**Required work:** Below is a listing to write out in full, exactly as given, without its pictures.

**Data in this exercise:**
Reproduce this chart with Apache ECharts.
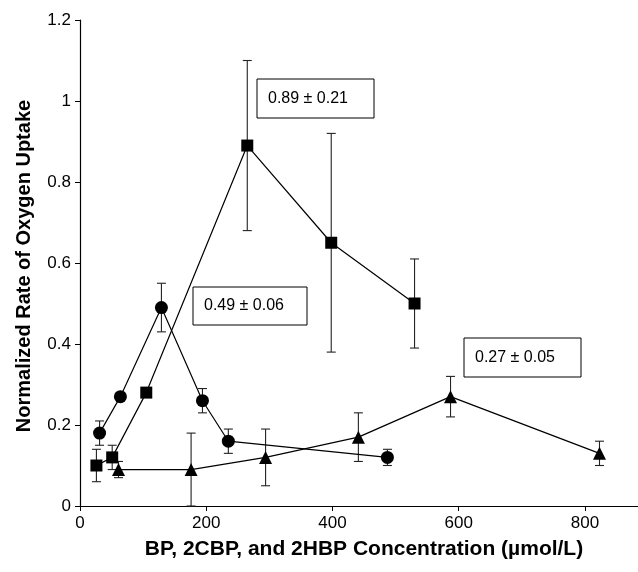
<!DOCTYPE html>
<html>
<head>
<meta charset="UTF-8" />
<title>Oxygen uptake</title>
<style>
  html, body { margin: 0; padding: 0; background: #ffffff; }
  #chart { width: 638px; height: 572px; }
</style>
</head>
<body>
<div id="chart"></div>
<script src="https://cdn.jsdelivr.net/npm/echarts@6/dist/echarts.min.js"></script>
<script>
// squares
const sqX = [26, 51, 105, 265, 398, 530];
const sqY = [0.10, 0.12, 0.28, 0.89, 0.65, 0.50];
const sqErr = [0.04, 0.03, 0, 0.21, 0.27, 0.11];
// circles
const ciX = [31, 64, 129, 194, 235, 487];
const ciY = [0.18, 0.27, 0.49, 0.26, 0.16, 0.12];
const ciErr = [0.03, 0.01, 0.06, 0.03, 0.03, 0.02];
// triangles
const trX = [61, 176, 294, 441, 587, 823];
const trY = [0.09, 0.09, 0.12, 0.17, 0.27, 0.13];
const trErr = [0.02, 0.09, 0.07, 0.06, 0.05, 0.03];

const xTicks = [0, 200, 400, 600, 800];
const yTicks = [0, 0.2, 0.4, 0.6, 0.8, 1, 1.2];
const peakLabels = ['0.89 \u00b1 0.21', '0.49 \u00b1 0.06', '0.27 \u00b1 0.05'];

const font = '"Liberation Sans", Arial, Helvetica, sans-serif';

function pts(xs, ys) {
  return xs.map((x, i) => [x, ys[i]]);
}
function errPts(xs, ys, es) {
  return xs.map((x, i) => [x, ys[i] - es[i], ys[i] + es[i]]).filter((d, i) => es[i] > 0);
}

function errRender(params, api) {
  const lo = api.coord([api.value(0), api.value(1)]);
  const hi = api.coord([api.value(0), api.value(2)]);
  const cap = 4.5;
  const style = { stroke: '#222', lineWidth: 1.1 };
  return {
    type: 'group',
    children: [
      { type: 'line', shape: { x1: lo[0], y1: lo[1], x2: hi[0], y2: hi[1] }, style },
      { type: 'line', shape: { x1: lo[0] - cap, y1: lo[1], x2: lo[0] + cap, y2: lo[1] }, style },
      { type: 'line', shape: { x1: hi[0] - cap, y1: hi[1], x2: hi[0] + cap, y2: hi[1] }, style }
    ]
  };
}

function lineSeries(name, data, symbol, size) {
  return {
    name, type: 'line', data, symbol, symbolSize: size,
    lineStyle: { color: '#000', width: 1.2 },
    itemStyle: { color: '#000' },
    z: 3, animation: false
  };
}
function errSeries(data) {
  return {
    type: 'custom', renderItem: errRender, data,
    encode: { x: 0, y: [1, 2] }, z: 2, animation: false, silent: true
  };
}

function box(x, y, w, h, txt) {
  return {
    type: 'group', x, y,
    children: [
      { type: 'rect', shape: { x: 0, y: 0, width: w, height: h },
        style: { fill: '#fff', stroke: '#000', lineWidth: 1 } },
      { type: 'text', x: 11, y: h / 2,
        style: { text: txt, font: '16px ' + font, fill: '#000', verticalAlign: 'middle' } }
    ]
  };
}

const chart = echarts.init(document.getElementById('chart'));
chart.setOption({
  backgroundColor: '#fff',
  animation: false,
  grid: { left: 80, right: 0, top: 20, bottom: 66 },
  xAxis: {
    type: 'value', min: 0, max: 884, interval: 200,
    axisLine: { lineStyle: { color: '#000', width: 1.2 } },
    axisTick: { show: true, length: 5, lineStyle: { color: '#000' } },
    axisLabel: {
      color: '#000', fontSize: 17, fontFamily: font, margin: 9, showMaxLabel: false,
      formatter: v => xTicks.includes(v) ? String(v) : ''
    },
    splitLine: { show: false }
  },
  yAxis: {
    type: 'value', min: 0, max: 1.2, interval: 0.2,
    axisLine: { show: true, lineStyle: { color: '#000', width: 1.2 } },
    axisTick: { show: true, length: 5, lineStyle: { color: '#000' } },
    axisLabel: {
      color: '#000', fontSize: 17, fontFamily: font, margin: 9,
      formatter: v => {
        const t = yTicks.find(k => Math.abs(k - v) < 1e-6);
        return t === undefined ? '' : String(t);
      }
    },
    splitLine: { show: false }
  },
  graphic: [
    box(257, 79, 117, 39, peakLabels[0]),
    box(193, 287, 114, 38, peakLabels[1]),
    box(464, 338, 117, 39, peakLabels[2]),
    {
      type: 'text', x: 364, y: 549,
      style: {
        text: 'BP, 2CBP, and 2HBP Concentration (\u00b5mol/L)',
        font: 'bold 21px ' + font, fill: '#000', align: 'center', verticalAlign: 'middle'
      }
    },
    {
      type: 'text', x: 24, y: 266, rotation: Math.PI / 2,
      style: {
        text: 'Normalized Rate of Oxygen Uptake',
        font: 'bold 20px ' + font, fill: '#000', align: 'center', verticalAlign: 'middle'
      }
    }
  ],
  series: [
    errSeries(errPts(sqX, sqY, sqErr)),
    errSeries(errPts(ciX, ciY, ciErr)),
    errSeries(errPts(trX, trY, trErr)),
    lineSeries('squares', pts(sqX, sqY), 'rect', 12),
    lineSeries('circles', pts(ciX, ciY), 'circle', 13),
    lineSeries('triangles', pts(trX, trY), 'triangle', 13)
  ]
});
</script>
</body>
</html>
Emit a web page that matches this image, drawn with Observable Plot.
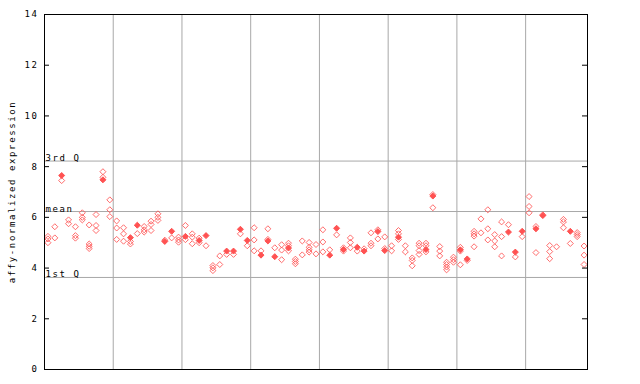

**Full answer:**
Reproduce this chart with Apache ECharts.
<!DOCTYPE html>
<html>
<head>
<meta charset="UTF-8" />
<title>Oxygen uptake</title>
<style>
  html, body { margin: 0; padding: 0; background: #ffffff; }
  #chart { width: 638px; height: 572px; }
</style>
</head>
<body>
<div id="chart"></div>
<script src="https://cdn.jsdelivr.net/npm/echarts@6/dist/echarts.min.js"></script>
<script>
// squares
const sqX = [26, 51, 105, 265, 398, 530];
const sqY = [0.10, 0.12, 0.28, 0.89, 0.65, 0.50];
const sqErr = [0.04, 0.03, 0, 0.21, 0.27, 0.11];
// circles
const ciX = [31, 64, 129, 194, 235, 487];
const ciY = [0.18, 0.27, 0.49, 0.26, 0.16, 0.12];
const ciErr = [0.03, 0.01, 0.06, 0.03, 0.03, 0.02];
// triangles
const trX = [61, 176, 294, 441, 587, 823];
const trY = [0.09, 0.09, 0.12, 0.17, 0.27, 0.13];
const trErr = [0.02, 0.09, 0.07, 0.06, 0.05, 0.03];

const xTicks = [0, 200, 400, 600, 800];
const yTicks = [0, 0.2, 0.4, 0.6, 0.8, 1, 1.2];
const peakLabels = ['0.89 \u00b1 0.21', '0.49 \u00b1 0.06', '0.27 \u00b1 0.05'];

const font = '"Liberation Sans", Arial, Helvetica, sans-serif';

function pts(xs, ys) {
  return xs.map((x, i) => [x, ys[i]]);
}
function errPts(xs, ys, es) {
  return xs.map((x, i) => [x, ys[i] - es[i], ys[i] + es[i]]).filter((d, i) => es[i] > 0);
}

function errRender(params, api) {
  const lo = api.coord([api.value(0), api.value(1)]);
  const hi = api.coord([api.value(0), api.value(2)]);
  const cap = 4.5;
  const style = { stroke: '#222', lineWidth: 1.1 };
  return {
    type: 'group',
    children: [
      { type: 'line', shape: { x1: lo[0], y1: lo[1], x2: hi[0], y2: hi[1] }, style },
      { type: 'line', shape: { x1: lo[0] - cap, y1: lo[1], x2: lo[0] + cap, y2: lo[1] }, style },
      { type: 'line', shape: { x1: hi[0] - cap, y1: hi[1], x2: hi[0] + cap, y2: hi[1] }, style }
    ]
  };
}

function lineSeries(name, data, symbol, size) {
  return {
    name, type: 'line', data, symbol, symbolSize: size,
    lineStyle: { color: '#000', width: 1.2 },
    itemStyle: { color: '#000' },
    z: 3, animation: false
  };
}
function errSeries(data) {
  return {
    type: 'custom', renderItem: errRender, data,
    encode: { x: 0, y: [1, 2] }, z: 2, animation: false, silent: true
  };
}

function box(x, y, w, h, txt) {
  return {
    type: 'group', x, y,
    children: [
      { type: 'rect', shape: { x: 0, y: 0, width: w, height: h },
        style: { fill: '#fff', stroke: '#000', lineWidth: 1 } },
      { type: 'text', x: 11, y: h / 2,
        style: { text: txt, font: '16px ' + font, fill: '#000', verticalAlign: 'middle' } }
    ]
  };
}

const chart = echarts.init(document.getElementById('chart'));
chart.setOption({
  backgroundColor: '#fff',
  animation: false,
  grid: { left: 80, right: 0, top: 20, bottom: 66 },
  xAxis: {
    type: 'value', min: 0, max: 884, interval: 200,
    axisLine: { lineStyle: { color: '#000', width: 1.2 } },
    axisTick: { show: true, length: 5, lineStyle: { color: '#000' } },
    axisLabel: {
      color: '#000', fontSize: 17, fontFamily: font, margin: 9, showMaxLabel: false,
      formatter: v => xTicks.includes(v) ? String(v) : ''
    },
    splitLine: { show: false }
  },
  yAxis: {
    type: 'value', min: 0, max: 1.2, interval: 0.2,
    axisLine: { show: true, lineStyle: { color: '#000', width: 1.2 } },
    axisTick: { show: true, length: 5, lineStyle: { color: '#000' } },
    axisLabel: {
      color: '#000', fontSize: 17, fontFamily: font, margin: 9,
      formatter: v => {
        const t = yTicks.find(k => Math.abs(k - v) < 1e-6);
        return t === undefined ? '' : String(t);
      }
    },
    splitLine: { show: false }
  },
  graphic: [
    box(257, 79, 117, 39, peakLabels[0]),
    box(193, 287, 114, 38, peakLabels[1]),
    box(464, 338, 117, 39, peakLabels[2]),
    {
      type: 'text', x: 364, y: 549,
      style: {
        text: 'BP, 2CBP, and 2HBP Concentration (\u00b5mol/L)',
        font: 'bold 21px ' + font, fill: '#000', align: 'center', verticalAlign: 'middle'
      }
    },
    {
      type: 'text', x: 24, y: 266, rotation: Math.PI / 2,
      style: {
        text: 'Normalized Rate of Oxygen Uptake',
        font: 'bold 20px ' + font, fill: '#000', align: 'center', verticalAlign: 'middle'
      }
    }
  ],
  series: [
    errSeries(errPts(sqX, sqY, sqErr)),
    errSeries(errPts(ciX, ciY, ciErr)),
    errSeries(errPts(trX, trY, trErr)),
    lineSeries('squares', pts(sqX, sqY), 'rect', 12),
    lineSeries('circles', pts(ciX, ciY), 'circle', 13),
    lineSeries('triangles', pts(trX, trY), 'triangle', 13)
  ]
});
</script>
</body>
</html>
Emit a web page that matches this image, drawn with Observable Plot.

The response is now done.